Share on social media
You can celebrate this day with others by sharing this day with your friends and family on social media. You can also post pictures of floating lantern events that you attended to inspire others to attend, since these events usually look mesmerizing!
5 Other Countries That Celebrate Floating Lantern Festival
On Vesak Day, thousands go on a pilgrimage to the biggest Buddhist temple in Java to celebrate Buddha’s birthday and witness thousands of lanterns fly up into the sky.
The Thadingyut Festival of Lights is held to celebrate the end of the Buddhist calendar’s Lenten season, symbolizing Buddha’s return.
One of the most popular floating lantern celebrations in Japan is the Kyoto River Lantern Festival, held every year to remember the people who died in World War 2.
The Diwali festival is celebrated on the 13th day of the Hindu month Kartika, which is between October and November in the Gregorian calendar, to celebrate the victory of good over evil.

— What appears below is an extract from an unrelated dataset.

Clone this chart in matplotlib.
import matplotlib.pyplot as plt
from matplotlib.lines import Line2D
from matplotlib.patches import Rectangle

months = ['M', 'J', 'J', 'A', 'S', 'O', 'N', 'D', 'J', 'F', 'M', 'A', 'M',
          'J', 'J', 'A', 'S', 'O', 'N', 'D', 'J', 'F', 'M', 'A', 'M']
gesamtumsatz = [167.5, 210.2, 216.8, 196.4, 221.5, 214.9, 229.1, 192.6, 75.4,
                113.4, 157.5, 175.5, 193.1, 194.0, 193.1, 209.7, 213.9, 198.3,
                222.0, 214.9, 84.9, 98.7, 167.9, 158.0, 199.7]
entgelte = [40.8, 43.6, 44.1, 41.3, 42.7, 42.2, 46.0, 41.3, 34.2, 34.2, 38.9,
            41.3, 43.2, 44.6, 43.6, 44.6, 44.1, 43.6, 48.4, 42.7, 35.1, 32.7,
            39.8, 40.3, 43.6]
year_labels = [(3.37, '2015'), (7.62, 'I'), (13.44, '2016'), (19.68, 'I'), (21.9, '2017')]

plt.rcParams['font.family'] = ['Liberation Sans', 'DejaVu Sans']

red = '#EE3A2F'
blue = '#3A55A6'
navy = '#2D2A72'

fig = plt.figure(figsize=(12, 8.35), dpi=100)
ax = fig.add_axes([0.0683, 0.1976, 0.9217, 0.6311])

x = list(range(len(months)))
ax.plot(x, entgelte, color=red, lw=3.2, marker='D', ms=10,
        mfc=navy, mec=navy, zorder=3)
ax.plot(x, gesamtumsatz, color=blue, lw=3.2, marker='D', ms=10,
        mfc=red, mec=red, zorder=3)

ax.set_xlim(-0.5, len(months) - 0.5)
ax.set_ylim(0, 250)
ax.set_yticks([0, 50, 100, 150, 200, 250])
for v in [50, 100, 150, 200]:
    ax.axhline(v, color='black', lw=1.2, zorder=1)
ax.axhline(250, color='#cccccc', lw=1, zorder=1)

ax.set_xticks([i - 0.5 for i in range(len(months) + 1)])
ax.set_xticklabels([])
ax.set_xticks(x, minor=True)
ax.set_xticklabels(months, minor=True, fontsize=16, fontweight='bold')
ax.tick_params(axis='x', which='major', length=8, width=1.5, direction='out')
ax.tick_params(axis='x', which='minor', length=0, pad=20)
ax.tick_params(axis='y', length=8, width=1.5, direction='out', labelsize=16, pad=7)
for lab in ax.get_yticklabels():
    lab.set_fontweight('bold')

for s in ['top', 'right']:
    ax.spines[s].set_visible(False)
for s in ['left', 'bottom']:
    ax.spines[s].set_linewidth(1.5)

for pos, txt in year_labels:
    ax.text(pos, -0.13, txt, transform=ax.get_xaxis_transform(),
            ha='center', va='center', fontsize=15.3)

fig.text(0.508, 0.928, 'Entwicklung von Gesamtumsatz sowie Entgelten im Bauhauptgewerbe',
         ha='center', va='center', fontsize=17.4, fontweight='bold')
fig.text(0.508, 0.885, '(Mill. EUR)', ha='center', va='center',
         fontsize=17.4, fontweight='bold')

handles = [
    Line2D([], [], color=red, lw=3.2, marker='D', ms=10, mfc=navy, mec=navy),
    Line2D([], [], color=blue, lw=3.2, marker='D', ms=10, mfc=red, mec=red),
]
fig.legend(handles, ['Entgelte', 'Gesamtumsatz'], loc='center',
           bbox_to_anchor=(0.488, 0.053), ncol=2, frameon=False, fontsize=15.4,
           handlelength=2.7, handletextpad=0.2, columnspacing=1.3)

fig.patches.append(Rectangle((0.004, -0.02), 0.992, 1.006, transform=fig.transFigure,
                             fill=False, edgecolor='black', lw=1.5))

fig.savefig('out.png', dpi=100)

The Floating Lanterns Festival is a magical tradition held on the night of the first full moon after Easter, and it takes place on the banks of the Vistula River in Warsaw.
Why We Love Floating Lanterns Festival
It gets rid of bad things
Lantern festivals help people get rid of bad influences in their lives; instead, lanterns attract good luck and fortune to their families in the coming year. They also look very pretty!

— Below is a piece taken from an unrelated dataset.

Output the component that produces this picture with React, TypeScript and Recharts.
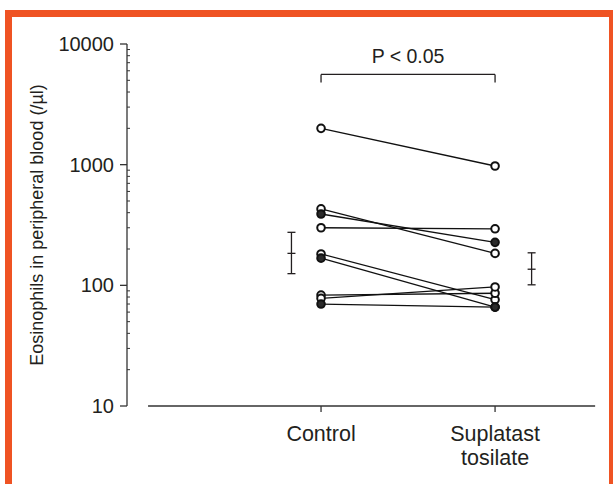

It remembers those who died
It is a way to remember those who have passed on. By sending out lanterns shaped like animals or other objects through the sky with messages written on them, people can remember their loved ones fondly and show their appreciation.
It symbolizes reconciliation
The Chinese also believe that lanterns symbolize peace and forgiveness, based on the legend of the Jade Emperor. In fact, in many lantern festivals held for the souls of the departed, the lanterns are meant to lead their souls to the afterlife so that they can find peace.